_YOUR OBJECTIVE_. List all lines in the material below that contain "chart".
------
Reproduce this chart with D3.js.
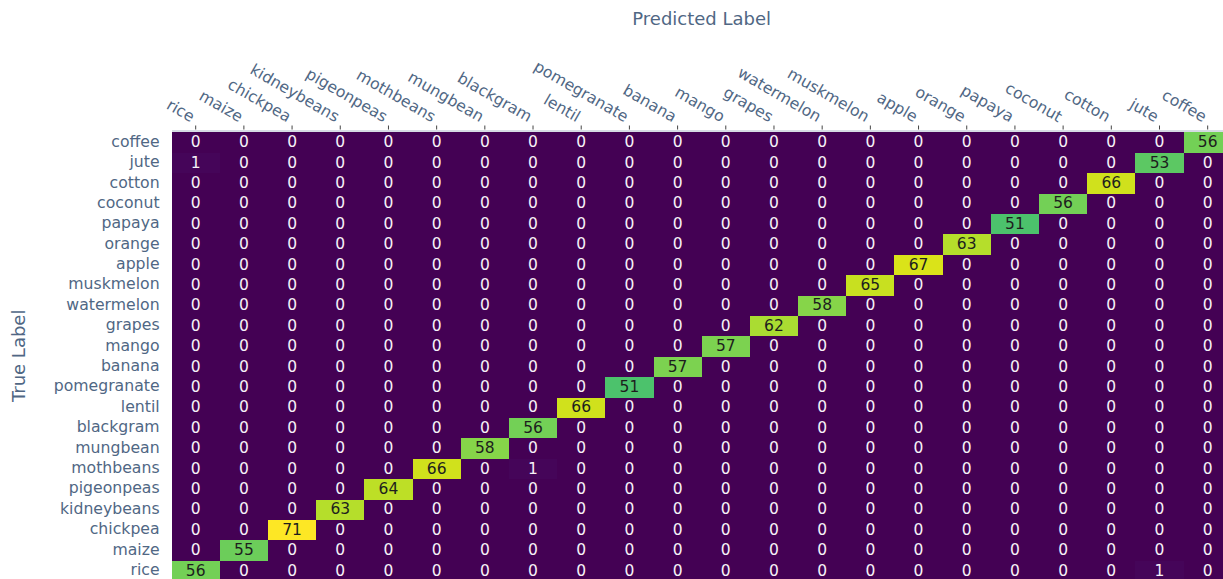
<!DOCTYPE html>
<html>
<head>
<meta charset="utf-8">
<script src="https://cdn.jsdelivr.net/npm/d3@7"></script>
<style>
  html, body { margin: 0; padding: 0; background: #fff; overflow: hidden; }
  svg { display: block; font-family: "DejaVu Sans", Verdana, sans-serif; }
</style>
</head>
<body>
<svg id="chart" width="1223" height="579"></svg>
<script>
// Crop classes, in the order used by both axes
const categories = ["rice", "maize", "chickpea", "kidneybeans", "pigeonpeas", "mothbeans",
  "mungbean", "blackgram", "lentil", "pomegranate", "banana", "mango", "grapes",
  "watermelon", "muskmelon", "apple", "orange", "papaya", "coconut", "cotton", "jute", "coffee"];

// Correctly classified samples per class (diagonal of the matrix)
const correct = [56, 55, 71, 63, 64, 66, 58, 56, 66, 51, 57, 57, 62, 58, 65, 67, 63, 51, 56, 66, 53, 56];

// Misclassifications: [true label, predicted label, count]
const misses = [
  ["jute", "rice", 1],
  ["mothbeans", "blackgram", 1],
  ["rice", "jute", 1]
];

const xTitle = "Predicted Label";
const yTitle = "True Label";

// Build the full confusion table
const cells = [];
categories.forEach((t, i) => {
  categories.forEach((p, j) => {
    cells.push({ truth: t, pred: p, value: i === j ? correct[i] : 0 });
  });
});
misses.forEach(([t, p, v]) => {
  const c = cells.find(d => d.truth === t && d.pred === p);
  c.value = v;
});

const svg = d3.select("#chart");
const plotLeft = 171.6, plotTop = 131.5;
const cellW = 48.19, cellH = 20.395;

const x = d3.scaleBand().domain(categories)
  .range([plotLeft, plotLeft + cellW * categories.length]).padding(0);
const y = d3.scaleBand().domain(categories.slice().reverse())
  .range([plotTop, plotTop + cellH * categories.length]).padding(0);

const zMax = d3.max(cells, d => d.value);
const color = d3.scaleSequential(d3.interpolateViridis).domain([0, zMax]);

// Heatmap cells
svg.append("g")
  .attr("shape-rendering", "crispEdges")
  .selectAll("rect").data(cells).join("rect")
  .attr("x", d => x(d.pred))
  .attr("y", d => y(d.truth))
  .attr("width", x.bandwidth() + 1)
  .attr("height", y.bandwidth() + 1)
  .attr("fill", d => color(d.value));

// Cell annotations
svg.append("g").selectAll("text").data(cells).join("text")
  .attr("x", d => x(d.pred) + x.bandwidth() / 2)
  .attr("y", d => y(d.truth) + y.bandwidth() / 2)
  .attr("dy", "0.36em")
  .attr("text-anchor", "middle")
  .attr("font-size", 15.5)
  .attr("fill", d => d.value / zMax > 0.5 ? "#1e1e1e" : "#f7f2f8")
  .text(d => d.value);

const tickColor = "#506784";

// Top axis (predicted label)
const xAxis = svg.append("g")
  .attr("transform", `translate(0,${plotTop - 1})`)
  .call(d3.axisTop(x).tickSize(4).tickSizeOuter(0));
xAxis.select(".domain").attr("stroke", "#d6dbe4").attr("stroke-width", 2);
xAxis.selectAll(".tick line").attr("stroke", "#444").attr("transform", "translate(0,-1)");
xAxis.selectAll(".tick text")
  .attr("x", 0).attr("y", 0).attr("dy", 0)
  .attr("text-anchor", "end")
  .attr("transform", "translate(-5,-8) rotate(30)")
  .attr("font-size", 15.7)
  .attr("font-family", "DejaVu Sans, Verdana, sans-serif")
  .attr("fill", tickColor);

// Left axis (true label)
const yAxis = svg.append("g")
  .attr("transform", `translate(${plotLeft},0)`)
  .call(d3.axisLeft(y).tickSize(0).tickPadding(12));
yAxis.select(".domain").remove();
yAxis.selectAll(".tick text")
  .attr("font-size", 15.7)
  .attr("font-family", "DejaVu Sans, Verdana, sans-serif")
  .attr("fill", tickColor);

// Axis titles
svg.append("text")
  .attr("x", plotLeft + cellW * categories.length / 2)
  .attr("y", 25)
  .attr("text-anchor", "middle")
  .attr("font-size", 18)
  .attr("fill", tickColor)
  .text(xTitle);

svg.append("text")
  .attr("transform", `translate(25,${plotTop + cellH * categories.length / 2}) rotate(-90)`)
  .attr("text-anchor", "middle")
  .attr("font-size", 18)
  .attr("fill", tickColor)
  .text(yTitle);
</script>
</body>
</html>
------
_RESULT OF THIS TASK_.
Reproduce this chart with D3.js.
<svg id="chart" width="1223" height="579"></svg>
const svg = d3.select("#chart");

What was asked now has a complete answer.